Hubert Bonin écrit par ailleurs que, « si l'on scrute la grande banque », la banque d'affaires et la gestion d'actifs, il semble admis que l'ivresse et la cupidité ont emporté les digues de sagesse et de lucidité ». Des égarements qui sont en partie à mettre sur le compte de la dilatation des activités et de la course au modèle de banque universelle. « Les banques ne sont plus des groupes, mais des conglomérats bancaires et financiers, qui exercent une vingtaine de métiers. On peut être capable de tout faire, mais il faut alors mesurer les compétences et les ressources nécessaires. Parfois, une dispersion fébrile fait perdre de la lucidité, faute d'équipes suffisamment étoffées ou compétentes », affirme Hubert Bonin. Au final, l'impératif pour les banquiers est donc d'avoir conscience de leurs limites.

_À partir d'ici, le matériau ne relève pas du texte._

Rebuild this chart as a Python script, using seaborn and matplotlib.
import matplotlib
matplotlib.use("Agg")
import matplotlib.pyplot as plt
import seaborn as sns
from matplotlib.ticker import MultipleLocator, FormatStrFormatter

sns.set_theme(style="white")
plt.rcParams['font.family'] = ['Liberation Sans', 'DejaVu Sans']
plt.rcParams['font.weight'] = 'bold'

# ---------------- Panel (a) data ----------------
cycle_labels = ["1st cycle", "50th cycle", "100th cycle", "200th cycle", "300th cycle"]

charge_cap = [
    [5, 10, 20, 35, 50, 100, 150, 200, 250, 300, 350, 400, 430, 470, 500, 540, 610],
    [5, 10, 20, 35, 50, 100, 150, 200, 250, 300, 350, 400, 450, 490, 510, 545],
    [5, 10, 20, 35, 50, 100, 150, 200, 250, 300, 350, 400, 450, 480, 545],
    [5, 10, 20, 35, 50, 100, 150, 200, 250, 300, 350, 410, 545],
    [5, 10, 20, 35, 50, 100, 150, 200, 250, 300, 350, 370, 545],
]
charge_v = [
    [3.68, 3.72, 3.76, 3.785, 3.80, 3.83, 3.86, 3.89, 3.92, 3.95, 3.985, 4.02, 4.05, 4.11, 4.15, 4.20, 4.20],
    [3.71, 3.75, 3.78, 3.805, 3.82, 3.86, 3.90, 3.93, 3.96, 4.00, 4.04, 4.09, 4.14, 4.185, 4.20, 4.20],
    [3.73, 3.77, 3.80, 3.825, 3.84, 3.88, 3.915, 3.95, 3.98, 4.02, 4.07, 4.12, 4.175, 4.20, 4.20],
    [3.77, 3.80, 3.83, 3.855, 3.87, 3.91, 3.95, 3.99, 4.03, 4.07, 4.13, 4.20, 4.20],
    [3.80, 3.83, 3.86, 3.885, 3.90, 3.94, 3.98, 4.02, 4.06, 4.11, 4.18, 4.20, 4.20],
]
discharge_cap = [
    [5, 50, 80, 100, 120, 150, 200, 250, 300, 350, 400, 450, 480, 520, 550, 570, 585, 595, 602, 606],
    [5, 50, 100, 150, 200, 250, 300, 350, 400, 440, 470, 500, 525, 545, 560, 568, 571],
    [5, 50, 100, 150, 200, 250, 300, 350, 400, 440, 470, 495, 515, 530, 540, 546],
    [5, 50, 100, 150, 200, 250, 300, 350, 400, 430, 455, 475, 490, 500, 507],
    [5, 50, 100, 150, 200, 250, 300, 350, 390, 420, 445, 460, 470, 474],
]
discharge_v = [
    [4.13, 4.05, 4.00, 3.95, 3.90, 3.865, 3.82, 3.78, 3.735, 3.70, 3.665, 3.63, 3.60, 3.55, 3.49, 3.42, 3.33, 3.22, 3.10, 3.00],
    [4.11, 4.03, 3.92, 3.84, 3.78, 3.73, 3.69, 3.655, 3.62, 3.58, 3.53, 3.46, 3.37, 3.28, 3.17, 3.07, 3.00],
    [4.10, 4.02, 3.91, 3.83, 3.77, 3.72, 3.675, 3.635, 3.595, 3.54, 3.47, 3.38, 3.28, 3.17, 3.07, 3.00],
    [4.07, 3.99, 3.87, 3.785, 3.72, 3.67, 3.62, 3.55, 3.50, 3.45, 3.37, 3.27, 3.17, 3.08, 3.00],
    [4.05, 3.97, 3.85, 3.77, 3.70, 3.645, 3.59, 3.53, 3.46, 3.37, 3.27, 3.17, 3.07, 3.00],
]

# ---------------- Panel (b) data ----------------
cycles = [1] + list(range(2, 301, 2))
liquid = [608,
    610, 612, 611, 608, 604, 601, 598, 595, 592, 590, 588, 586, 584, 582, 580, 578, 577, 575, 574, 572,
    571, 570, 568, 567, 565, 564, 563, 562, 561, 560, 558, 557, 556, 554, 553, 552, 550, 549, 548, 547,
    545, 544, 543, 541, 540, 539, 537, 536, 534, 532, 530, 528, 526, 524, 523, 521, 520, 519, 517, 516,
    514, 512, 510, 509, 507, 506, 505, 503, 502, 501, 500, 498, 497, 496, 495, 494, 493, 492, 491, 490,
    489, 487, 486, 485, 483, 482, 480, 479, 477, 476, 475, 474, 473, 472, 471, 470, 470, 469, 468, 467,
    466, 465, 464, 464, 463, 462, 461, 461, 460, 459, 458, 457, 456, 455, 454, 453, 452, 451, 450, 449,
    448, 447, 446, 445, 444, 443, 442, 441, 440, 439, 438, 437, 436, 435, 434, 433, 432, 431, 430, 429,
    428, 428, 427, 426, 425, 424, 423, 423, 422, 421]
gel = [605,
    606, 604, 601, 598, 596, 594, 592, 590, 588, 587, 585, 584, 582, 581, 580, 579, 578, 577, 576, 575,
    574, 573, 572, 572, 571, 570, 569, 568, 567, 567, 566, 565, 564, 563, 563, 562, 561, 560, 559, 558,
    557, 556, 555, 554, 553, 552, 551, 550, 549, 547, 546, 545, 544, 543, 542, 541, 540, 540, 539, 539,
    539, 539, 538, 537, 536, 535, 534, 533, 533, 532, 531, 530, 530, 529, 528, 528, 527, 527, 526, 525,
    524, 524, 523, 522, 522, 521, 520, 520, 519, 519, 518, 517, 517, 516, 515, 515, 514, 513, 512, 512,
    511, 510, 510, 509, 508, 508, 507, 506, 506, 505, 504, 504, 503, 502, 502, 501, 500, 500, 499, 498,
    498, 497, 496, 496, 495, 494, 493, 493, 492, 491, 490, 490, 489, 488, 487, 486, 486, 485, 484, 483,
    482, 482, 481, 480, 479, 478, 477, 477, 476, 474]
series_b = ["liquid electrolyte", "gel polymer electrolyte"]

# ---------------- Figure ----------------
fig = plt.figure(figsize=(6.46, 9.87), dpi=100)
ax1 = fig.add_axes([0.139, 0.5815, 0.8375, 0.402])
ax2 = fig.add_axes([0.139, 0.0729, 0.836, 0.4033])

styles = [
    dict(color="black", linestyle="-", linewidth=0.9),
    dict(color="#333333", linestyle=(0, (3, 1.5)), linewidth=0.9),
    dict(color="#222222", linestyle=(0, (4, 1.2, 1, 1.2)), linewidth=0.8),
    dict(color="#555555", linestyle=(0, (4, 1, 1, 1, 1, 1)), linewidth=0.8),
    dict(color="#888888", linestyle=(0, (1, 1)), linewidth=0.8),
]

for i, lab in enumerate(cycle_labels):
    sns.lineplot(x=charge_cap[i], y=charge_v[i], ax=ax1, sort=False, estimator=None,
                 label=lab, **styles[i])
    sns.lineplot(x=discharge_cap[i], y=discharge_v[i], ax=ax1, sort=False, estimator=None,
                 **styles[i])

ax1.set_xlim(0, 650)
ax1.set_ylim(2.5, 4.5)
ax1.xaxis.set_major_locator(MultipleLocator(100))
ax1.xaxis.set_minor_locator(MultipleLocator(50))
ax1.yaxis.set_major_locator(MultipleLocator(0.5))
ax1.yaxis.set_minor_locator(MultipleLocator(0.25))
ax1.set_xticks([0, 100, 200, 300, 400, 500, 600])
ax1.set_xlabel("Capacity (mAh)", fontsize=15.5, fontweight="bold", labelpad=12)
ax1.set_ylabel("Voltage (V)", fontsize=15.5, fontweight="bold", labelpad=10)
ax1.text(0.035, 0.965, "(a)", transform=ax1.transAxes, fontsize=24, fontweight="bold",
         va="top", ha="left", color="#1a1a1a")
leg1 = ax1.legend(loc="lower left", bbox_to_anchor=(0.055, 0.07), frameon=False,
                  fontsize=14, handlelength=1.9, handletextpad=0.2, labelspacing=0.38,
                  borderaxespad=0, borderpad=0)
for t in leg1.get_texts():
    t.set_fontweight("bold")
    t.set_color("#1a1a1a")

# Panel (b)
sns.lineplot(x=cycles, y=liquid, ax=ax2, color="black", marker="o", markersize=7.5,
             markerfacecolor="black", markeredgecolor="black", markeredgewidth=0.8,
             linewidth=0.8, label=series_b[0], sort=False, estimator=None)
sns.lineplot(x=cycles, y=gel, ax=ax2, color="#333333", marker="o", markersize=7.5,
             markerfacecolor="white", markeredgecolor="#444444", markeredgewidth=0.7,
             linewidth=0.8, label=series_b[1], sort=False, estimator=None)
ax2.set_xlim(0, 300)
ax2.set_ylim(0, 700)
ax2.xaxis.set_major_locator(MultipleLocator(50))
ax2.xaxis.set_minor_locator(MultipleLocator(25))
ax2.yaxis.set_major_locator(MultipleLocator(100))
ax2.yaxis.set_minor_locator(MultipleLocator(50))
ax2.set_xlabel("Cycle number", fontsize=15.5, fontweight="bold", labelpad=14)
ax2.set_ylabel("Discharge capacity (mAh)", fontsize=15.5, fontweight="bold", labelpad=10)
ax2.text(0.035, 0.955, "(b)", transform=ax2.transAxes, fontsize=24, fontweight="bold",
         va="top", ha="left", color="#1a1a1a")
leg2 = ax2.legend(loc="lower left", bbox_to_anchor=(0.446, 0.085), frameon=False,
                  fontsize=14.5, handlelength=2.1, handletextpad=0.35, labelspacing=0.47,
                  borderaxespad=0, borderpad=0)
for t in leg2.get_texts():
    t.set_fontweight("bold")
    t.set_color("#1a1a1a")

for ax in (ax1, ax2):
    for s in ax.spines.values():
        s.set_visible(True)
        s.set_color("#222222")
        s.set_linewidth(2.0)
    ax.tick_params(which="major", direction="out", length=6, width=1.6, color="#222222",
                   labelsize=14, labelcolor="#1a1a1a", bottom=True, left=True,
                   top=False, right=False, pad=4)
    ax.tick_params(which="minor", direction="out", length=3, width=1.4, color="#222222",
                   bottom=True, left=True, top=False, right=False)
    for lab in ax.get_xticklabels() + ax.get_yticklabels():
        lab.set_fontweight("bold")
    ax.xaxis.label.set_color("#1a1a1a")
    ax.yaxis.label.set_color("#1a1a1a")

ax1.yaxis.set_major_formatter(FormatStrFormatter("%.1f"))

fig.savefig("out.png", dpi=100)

Mais le gendarme interne de la banque, le comité des risques, n'est justement pas toujours en capacité de poser ces limites. Si ce dernier identifie une menace, il n'a pas toujours l'oreille de sa direction générale, ou pire, peut être désavoué, soit parce qu'il n'a pas l'assise hiérarchique suffisante, soit parce que la pression sur les marges prime. L'auteur écrit ainsi que « le pouvoir suprême était devenu de plus en plus concentré dans les mains d'une poignée de dirigeants chez Merril Lynch, ABN Amro ou RBS, sans assez d'espace de critique ou de débat.»

*Éditions Textuel, septembre 2011, avec Equinox Consulting.